The carbon levy, Canada Pension Plan changes, employment standard changes and municipal taxes were pegged as having the most negative impact. Of those polled, 75 per cent said those issues had a negative or somewhat negative impact.

Reducing the small business tax had a positive or or very positive impact, according to 46 per cent of those surveyed. Forty-six per cent said it would have no or negligible impact.

When asked what changes businesses are making in response to the challenges, 56 per cent they are cutting staff hours or benefits, 50 per cent are raising their prices, 65 per cent expect lower profits, 33 per cent are laying off staff and 26 per cent are investing in innovative or efficient equipment or doing staff training.

Over the next year, 63 per cent of businesses expected to stay about the same with rest split between growing or contracting their businesses.

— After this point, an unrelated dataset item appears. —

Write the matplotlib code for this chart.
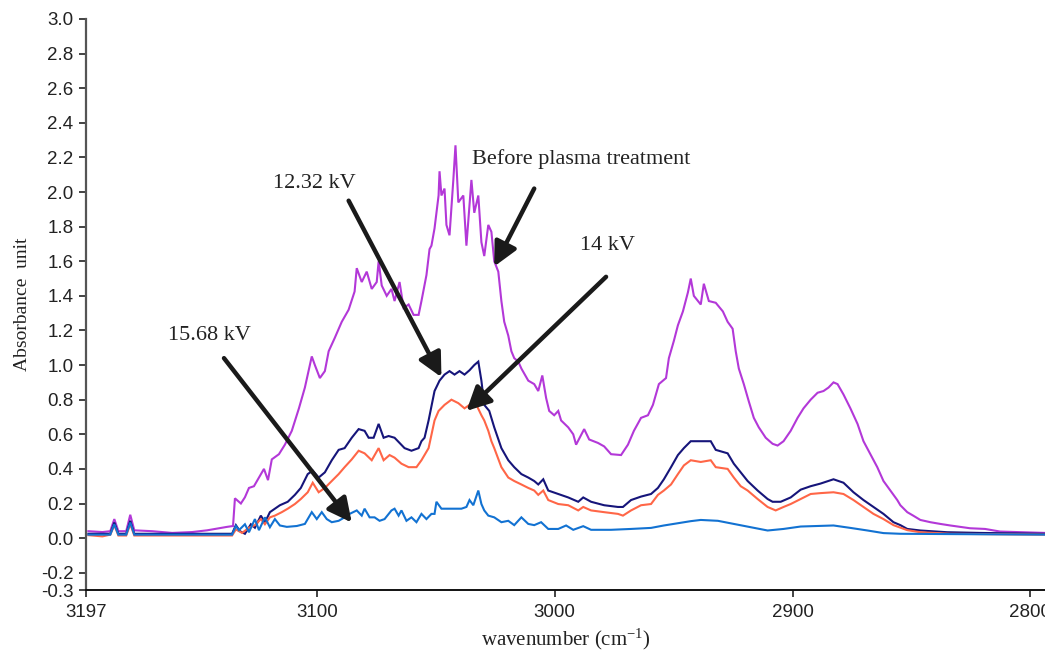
import numpy as np
import matplotlib
matplotlib.use("Agg")
import matplotlib.pyplot as plt

serif = "Liberation Serif"
plt.rcParams["mathtext.fontset"] = "custom"
plt.rcParams["mathtext.rm"] = serif
plt.rcParams["mathtext.it"] = serif

# ---- FTIR absorbance spectra (C-H stretching region) ----
wn_before = [3196.0, 3190.1, 3186.8, 3185.1, 3183.4, 3180.1, 3178.4, 3176.7, 3169.2, 3160.8,
             3152.4, 3146.1, 3141.9, 3137.7, 3135.2, 3134.4, 3131.9, 3130.2, 3128.5, 3126.4,
             3124.7, 3122.2, 3120.5, 3118.9, 3115.9, 3113.4, 3110.5, 3107.5, 3105.0, 3102.1,
             3100.8, 3098.7, 3096.6, 3095.0, 3092.5, 3089.5, 3086.6, 3084.1, 3083.2, 3081.1,
             3079.0, 3076.9, 3074.8, 3074.0, 3072.7, 3070.6, 3068.6, 3067.3, 3065.2, 3063.5,
             3061.4, 3059.3, 3057.2, 3056.0, 3053.9, 3052.6, 3051.8, 3050.5, 3048.8, 3048.4,
             3047.6, 3046.3, 3045.5, 3044.2, 3042.6, 3041.7, 3040.5, 3038.4, 3037.1, 3035.0,
             3033.8, 3032.1, 3030.8, 3029.6, 3027.9, 3026.6, 3025.4, 3023.7, 3022.4, 3021.2,
             3019.5, 3018.2, 3017.0, 3015.3, 3014.0, 3011.1, 3008.6, 3006.9, 3005.2, 3003.6,
             3002.3, 3000.2, 2998.5, 2997.3, 2994.3, 2992.2, 2991.0, 2987.6, 2985.5, 2981.8,
             2979.2, 2976.3, 2972.1, 2969.2, 2966.7, 2963.7, 2960.8, 2958.7, 2956.2, 2953.2,
             2952.0, 2949.9, 2948.2, 2946.1, 2944.0, 2942.8, 2941.5, 2938.6, 2937.3, 2935.2,
             2932.3, 2929.3, 2927.3, 2925.2, 2923.9, 2922.6, 2920.5, 2918.4, 2916.3, 2914.2,
             2911.3, 2908.4, 2906.3, 2903.8, 2900.8, 2897.9, 2895.4, 2892.4, 2889.5, 2887.0,
             2884.9, 2882.8, 2881.1, 2878.6, 2875.7, 2872.7, 2870.2, 2867.3, 2864.4, 2861.8,
             2858.9, 2856.0, 2854.7, 2851.8, 2849.3, 2846.3, 2842.1, 2837.9, 2833.7, 2825.4,
             2819.1, 2812.8, 2793.9]
abs_before = [0.04, 0.035, 0.04, 0.11, 0.04, 0.04, 0.135, 0.045, 0.04, 0.03,
              0.035, 0.045, 0.055, 0.065, 0.07, 0.23, 0.20, 0.236, 0.29, 0.30,
              0.34, 0.40, 0.335, 0.455, 0.485, 0.54, 0.62, 0.75, 0.87, 1.05,
              1.00, 0.925, 0.965, 1.08, 1.155, 1.25, 1.32, 1.425, 1.56, 1.48,
              1.54, 1.44, 1.48, 1.60, 1.46, 1.40, 1.44, 1.37, 1.48, 1.33,
              1.35, 1.29, 1.29, 1.37, 1.52, 1.67, 1.69, 1.79, 1.98, 2.12,
              1.98, 2.02, 1.81, 1.75, 2.07, 2.27, 1.94, 1.98, 1.69, 2.07,
              1.88, 1.98, 1.71, 1.63, 1.81, 1.77, 1.60, 1.54, 1.37, 1.25,
              1.17, 1.08, 1.04, 1.02, 0.98, 0.91, 0.89, 0.85, 0.94, 0.81,
              0.735, 0.71, 0.735, 0.68, 0.64, 0.60, 0.54, 0.63, 0.57, 0.55,
              0.53, 0.485, 0.48, 0.54, 0.62, 0.695, 0.71, 0.77, 0.89, 0.925,
              1.04, 1.14, 1.23, 1.31, 1.42, 1.50, 1.40, 1.35, 1.47, 1.37,
              1.36, 1.31, 1.25, 1.21, 1.08, 0.98, 0.89, 0.79, 0.695, 0.64,
              0.58, 0.545, 0.535, 0.56, 0.62, 0.695, 0.75, 0.80, 0.84, 0.85,
              0.87, 0.90, 0.89, 0.83, 0.75, 0.66, 0.56, 0.485, 0.41, 0.33,
              0.275, 0.22, 0.19, 0.15, 0.13, 0.105, 0.092, 0.082, 0.073, 0.057,
              0.053, 0.038, 0.03]

wn_1232 = [3196.0, 3186.8, 3185.1, 3183.4, 3180.1, 3178.4, 3176.7, 3135.6, 3134.0, 3132.3,
           3130.2, 3127.7, 3126.0, 3123.5, 3121.8, 3119.7, 3117.6, 3115.5, 3112.2, 3109.2,
           3106.7, 3103.8, 3101.7, 3099.2, 3096.6, 3093.7, 3090.8, 3088.3, 3085.3, 3082.4,
           3079.9, 3078.2, 3076.1, 3074.0, 3071.9, 3069.8, 3067.3, 3065.2, 3063.1, 3060.2,
           3057.2, 3056.0, 3054.7, 3053.0, 3050.5, 3048.4, 3046.3, 3044.2, 3042.1, 3040.0,
           3037.9, 3035.8, 3033.8, 3032.1, 3030.8, 3029.6, 3027.5, 3025.4, 3022.4, 3019.5,
           3017.0, 3014.0, 3011.1, 3008.6, 3006.9, 3004.8, 3002.7, 2998.5, 2994.3, 2990.1,
           2988.0, 2984.7, 2979.2, 2973.4, 2971.3, 2967.9, 2963.7, 2959.5, 2956.6, 2954.1,
           2951.1, 2948.2, 2945.7, 2942.8, 2938.6, 2934.4, 2932.3, 2927.3, 2924.7, 2921.8,
           2918.9, 2914.7, 2910.5, 2908.4, 2905.0, 2900.8, 2896.6, 2892.4, 2888.3, 2882.8,
           2878.6, 2874.4, 2870.2, 2866.0, 2861.8, 2857.6, 2854.7, 2851.8, 2846.3, 2835.0,
           2821.2, 2793.9]
abs_1232 = [0.025, 0.025, 0.09, 0.025, 0.025, 0.10, 0.025, 0.025, 0.075, 0.04,
            0.025, 0.08, 0.06, 0.13, 0.09, 0.15, 0.17, 0.19, 0.21, 0.25,
            0.29, 0.37, 0.39, 0.35, 0.38, 0.45, 0.51, 0.52, 0.58, 0.63,
            0.62, 0.58, 0.58, 0.66, 0.58, 0.59, 0.58, 0.55, 0.52, 0.505,
            0.52, 0.56, 0.58, 0.68, 0.85, 0.91, 0.945, 0.965, 0.945, 0.965,
            0.945, 0.97, 1.00, 1.02, 0.91, 0.77, 0.735, 0.64, 0.52, 0.45,
            0.41, 0.37, 0.35, 0.33, 0.31, 0.34, 0.275, 0.255, 0.235, 0.21,
            0.235, 0.21, 0.19, 0.18, 0.18, 0.22, 0.24, 0.255, 0.29, 0.34,
            0.41, 0.48, 0.52, 0.56, 0.56, 0.56, 0.51, 0.49, 0.43, 0.38,
            0.33, 0.275, 0.226, 0.21, 0.21, 0.235, 0.28, 0.30, 0.315, 0.34,
            0.32, 0.265, 0.22, 0.18, 0.14, 0.092, 0.075, 0.053, 0.044, 0.034,
            0.03, 0.025]

wn_14 = [3196.0, 3190.1, 3186.8, 3185.1, 3183.4, 3180.1, 3178.4, 3176.7, 3135.6, 3134.0,
         3131.4, 3128.5, 3126.0, 3123.5, 3121.8, 3119.7, 3117.6, 3114.7, 3112.2, 3109.2,
         3106.7, 3103.8, 3101.7, 3099.2, 3096.6, 3093.7, 3090.8, 3088.3, 3085.3, 3082.4,
         3079.9, 3076.9, 3074.0, 3071.9, 3069.4, 3067.3, 3064.4, 3061.4, 3058.1, 3056.0,
         3053.0, 3050.5, 3048.8, 3046.3, 3043.4, 3040.5, 3037.9, 3036.3, 3035.0, 3032.9,
         3030.8, 3029.6, 3027.9, 3026.6, 3025.4, 3022.4, 3019.5, 3017.0, 3014.0, 3011.1,
         3008.6, 3006.9, 3004.8, 3002.7, 2998.5, 2994.3, 2990.1, 2988.0, 2984.7, 2979.2,
         2973.4, 2971.3, 2967.9, 2963.7, 2959.5, 2956.6, 2954.1, 2951.1, 2948.2, 2945.7,
         2942.8, 2938.6, 2934.4, 2932.3, 2927.3, 2924.7, 2921.8, 2918.9, 2914.7, 2910.5,
         2907.1, 2903.8, 2900.8, 2896.6, 2892.4, 2888.3, 2882.8, 2878.6, 2874.4, 2870.2,
         2866.0, 2861.8, 2857.6, 2851.8, 2846.3, 2833.7, 2793.9]
abs_14 = [0.017, 0.01, 0.02, 0.075, 0.015, 0.015, 0.08, 0.015, 0.015, 0.05,
          0.03, 0.06, 0.075, 0.11, 0.08, 0.12, 0.13, 0.15, 0.17, 0.197,
          0.226, 0.265, 0.32, 0.265, 0.29, 0.33, 0.37, 0.41, 0.455, 0.505,
          0.49, 0.45, 0.52, 0.45, 0.48, 0.465, 0.43, 0.41, 0.41, 0.45,
          0.52, 0.68, 0.735, 0.77, 0.80, 0.78, 0.75, 0.765, 0.78, 0.77,
          0.71, 0.68, 0.62, 0.56, 0.52, 0.41, 0.35, 0.33, 0.31, 0.29,
          0.275, 0.25, 0.275, 0.22, 0.197, 0.19, 0.16, 0.18, 0.16, 0.15,
          0.14, 0.13, 0.16, 0.19, 0.197, 0.25, 0.275, 0.31, 0.37, 0.42,
          0.45, 0.44, 0.45, 0.41, 0.40, 0.35, 0.30, 0.275, 0.226, 0.18,
          0.16, 0.18, 0.197, 0.226, 0.255, 0.26, 0.265, 0.255, 0.22, 0.18,
          0.14, 0.11, 0.075, 0.046, 0.034, 0.025, 0.02]

wn_1568 = [3196.0, 3186.8, 3185.1, 3183.4, 3180.1, 3178.4, 3176.7, 3135.6, 3134.0, 3132.7,
           3130.2, 3128.5, 3126.0, 3124.3, 3121.8, 3119.7, 3117.6, 3115.5, 3112.6, 3108.4,
           3105.0, 3102.1, 3100.0, 3097.9, 3095.8, 3093.7, 3090.8, 3088.3, 3086.2, 3083.2,
           3081.1, 3079.9, 3077.8, 3075.7, 3073.6, 3071.5, 3068.6, 3067.3, 3065.6, 3064.4,
           3062.3, 3060.2, 3058.1, 3056.0, 3053.9, 3051.8, 3050.5, 3049.7, 3047.6, 3039.2,
           3037.1, 3035.8, 3034.2, 3032.1, 3030.8, 3029.6, 3027.9, 3025.4, 3022.4, 3019.5,
           3017.0, 3014.0, 3011.1, 3008.6, 3005.7, 3002.7, 2998.5, 2995.2, 2992.2, 2988.0,
           2984.7, 2976.3, 2967.9, 2959.5, 2954.1, 2948.2, 2942.8, 2938.6, 2931.4, 2924.7,
           2917.6, 2910.5, 2903.8, 2896.6, 2882.8, 2875.7, 2868.5, 2861.8, 2854.7, 2793.9]
abs_1568 = [0.02, 0.02, 0.08, 0.02, 0.02, 0.09, 0.02, 0.02, 0.07, 0.046,
            0.08, 0.034, 0.11, 0.046, 0.12, 0.063, 0.11, 0.073, 0.065, 0.07,
            0.082, 0.15, 0.11, 0.15, 0.11, 0.092, 0.10, 0.12, 0.14, 0.16,
            0.13, 0.17, 0.12, 0.12, 0.10, 0.11, 0.16, 0.17, 0.13, 0.16,
            0.10, 0.12, 0.092, 0.14, 0.11, 0.14, 0.14, 0.21, 0.17, 0.17,
            0.18, 0.22, 0.19, 0.275, 0.197, 0.16, 0.13, 0.12, 0.092, 0.10,
            0.075, 0.12, 0.082, 0.075, 0.092, 0.053, 0.053, 0.073, 0.048, 0.069,
            0.048, 0.048, 0.053, 0.059, 0.073, 0.086, 0.098, 0.105, 0.10, 0.082,
            0.063, 0.044, 0.053, 0.067, 0.073, 0.059, 0.044, 0.029, 0.025, 0.02]

series = [
    ("Before plasma treatment", wn_before, abs_before, "#B338D8"),
    ("12.32 kV", wn_1232, abs_1232, "#16157A"),
    ("14 kV", wn_14, abs_14, "#FF6647"),
    ("15.68 kV", wn_1568, abs_1568, "#1272D2"),
]

x_ticks = [3197, 3100, 3000, 2900, 2800]
y_ticks = [-0.3, -0.2, 0.0, 0.2, 0.4, 0.6, 0.8, 1.0, 1.2, 1.4, 1.6, 1.8, 2.0,
           2.2, 2.4, 2.6, 2.8, 3.0]

fig = plt.figure(figsize=(10.45, 6.55), dpi=100)
ax = fig.add_axes([0.0823, 0.0992, 0.9177, 0.8718])

for name, wn, a, col in series:
    ax.plot(wn, a, color=col, lw=1.5, solid_joinstyle="miter", zorder=2)

ax.set_xlim(3197, 2793.9)
ax.set_ylim(-0.3, 3.0)
ax.set_xticks(x_ticks)
ax.set_xticklabels([str(t) for t in x_ticks])
ax.set_yticks(y_ticks)
ax.set_yticklabels([f"{t:.1f}" for t in y_ticks])

for s in ("top", "right"):
    ax.spines[s].set_visible(False)
ax.spines["left"].set_color("#555555")
ax.spines["left"].set_linewidth(1.6)
ax.spines["bottom"].set_color("#111111")
ax.spines["bottom"].set_linewidth(1.4)
ax.tick_params(axis="both", direction="out", length=5, width=1.2,
               labelsize=13.5, colors="#222222", labelcolor="#222222")
ax.tick_params(axis="x", pad=5)
ax.tick_params(axis="y", pad=4)
for lab in ax.get_xticklabels() + ax.get_yticklabels():
    lab.set_fontfamily("Liberation Sans")

ax.set_xlabel("wavenumber (cm$^{\\mathrm{-1}}$)", fontfamily=serif, fontsize=15,
              color="#222222", labelpad=4)
ax.set_ylabel("Absorbance  unit", fontfamily=serif, fontsize=14,
              color="#222222", labelpad=7)

arrow = dict(arrowstyle="-|>", color="#1a1a1a", lw=3.2, mutation_scale=36,
             shrinkA=0, shrinkB=0)

# label text, tail of arrow, arrow tip (data coordinates)
notes = [
    ("12.32 kV", (3100.8, 2.05), (3086.6, 1.95), (3047.6, 0.93)),
    ("Before plasma treatment", (2989.0, 2.19), (3008.6, 2.02), (3025.4, 1.57)),
    ("14 kV", (2978.0, 1.69), (2978.4, 1.51), (3037.1, 0.735)),
    ("15.68 kV", (3145.3, 1.17), (3139.0, 1.04), (3085.3, 0.09)),
]
for text, txy, tail, tip in notes:
    ax.text(txy[0], txy[1], text, ha="center", va="center",
            fontfamily=serif, fontsize=16, color="#222222")
    ax.annotate("", xy=tip, xytext=tail, arrowprops=arrow, zorder=5)

fig.savefig("out.png", dpi=100)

Bobocel says taxpayers are overwhelmed.

“We would call on our political leaders to take an active role in working to mitigate the cumulative effects of decisions that are made with respect to the business environment and any future tax changes.”

Red Deer South MLA Barb Miller defended her government’s record.

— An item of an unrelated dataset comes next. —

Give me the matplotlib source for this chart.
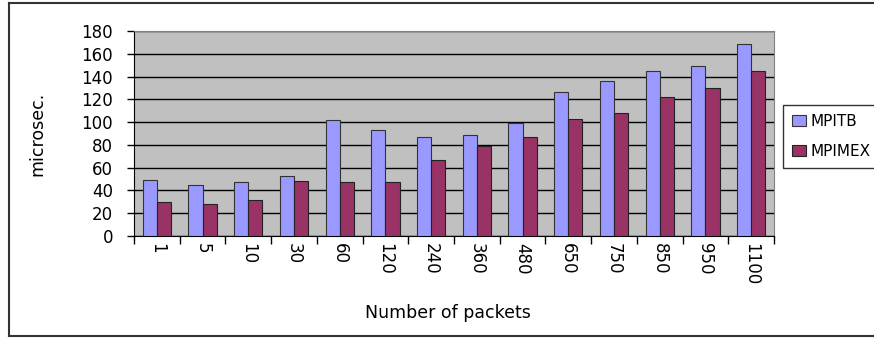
import numpy as np
import matplotlib.pyplot as plt
from matplotlib.lines import Line2D

# packet counts and timings (microseconds)
packets = ['1', '5', '10', '30', '60', '120', '240', '360', '480', '650', '750', '850', '950', '1100']
mpitb = [49, 45, 47, 53, 102, 93, 87, 89, 99, 126, 136, 145, 149, 169]
mpimex = [30, 28, 32, 48, 47, 47, 67, 79, 87, 103, 108, 122, 130, 145]

x = np.arange(len(packets))
w = 0.31

fig = plt.figure(figsize=(8.74, 3.38), dpi=100)
ax = fig.add_axes([0.1533, 0.3018, 0.7323, 0.6065])
ax.set_facecolor('#C0C0C0')

ax.bar(x - w / 2, mpitb, w, color='#9999FF', edgecolor='#333333', linewidth=0.8, label='MPITB', zorder=3)
ax.bar(x + w / 2, mpimex, w, color='#993366', edgecolor='#222222', linewidth=0.8, label='MPIMEX', zorder=3)

ax.set_xlim(-0.5, len(packets) - 0.5)
ax.set_ylim(0, 180)
ax.set_yticks(range(0, 181, 20))
ax.yaxis.grid(True, color='black', linewidth=1.0, zorder=1)

# category boundaries get the tick marks, labels sit in the middle
ax.set_xticks(np.arange(-0.5, len(packets), 1.0))
ax.set_xticklabels([])
ax.set_xticks(x, minor=True)
ax.set_xticklabels(packets, minor=True, rotation=-90, fontsize=12)
ax.tick_params(axis='x', which='major', length=6, width=1, direction='out')
ax.tick_params(axis='x', which='minor', length=0, pad=5)
ax.tick_params(axis='y', length=5, width=1, labelsize=12, pad=10)

ax.spines['left'].set_color('black')
ax.spines['bottom'].set_color('black')
ax.spines['top'].set_color('#808080')
ax.spines['right'].set_color('#808080')

ax.set_ylabel('microsec.', fontsize=12.5)
ax.yaxis.set_label_coords(-0.1375, 0.5)
fig.text(0.513, 0.073, 'Number of packets', fontsize=12.5, ha='center', va='center')

leg = fig.legend(loc='upper left', bbox_to_anchor=(0.8955, 0.6893), fontsize=11,
                 frameon=True, fancybox=False, edgecolor='black', handlelength=0.95,
                 handleheight=0.75, handletextpad=0.3, labelspacing=0.95, borderpad=0.6,
                 borderaxespad=0)
leg.get_frame().set_linewidth(1.0)

# outer frame around the figure
fig.add_artist(Line2D([0.0103, 0.0103], [0.006, 0.991], color='#333333', linewidth=1.5))
fig.add_artist(Line2D([0.0103, 1.0], [0.991, 0.991], color='#333333', linewidth=1.5))
fig.add_artist(Line2D([0.0103, 1.0], [0.006, 0.006], color='#333333', linewidth=1.5))

fig.savefig('out.png', dpi=100)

When the price of oil tanked, the government did not “recklessly” cut services and fire thousands which would have made a bad situation worse, she says in an email after being asked to respond to the survey. Instead, the government has invested in much-needed infrastructure, such as schools, seniors’ lodges and continuing care facilities.

Miller points out the cut by a third to the small business tax and the introduction of targeted tax credits to spur investment.

“And we actually grew Alberta’s tax advantage to $11.2 billion. This means that businesses and Albertans pay $11.2 billion less in taxes than BC, the next lowest tax jurisdiction.”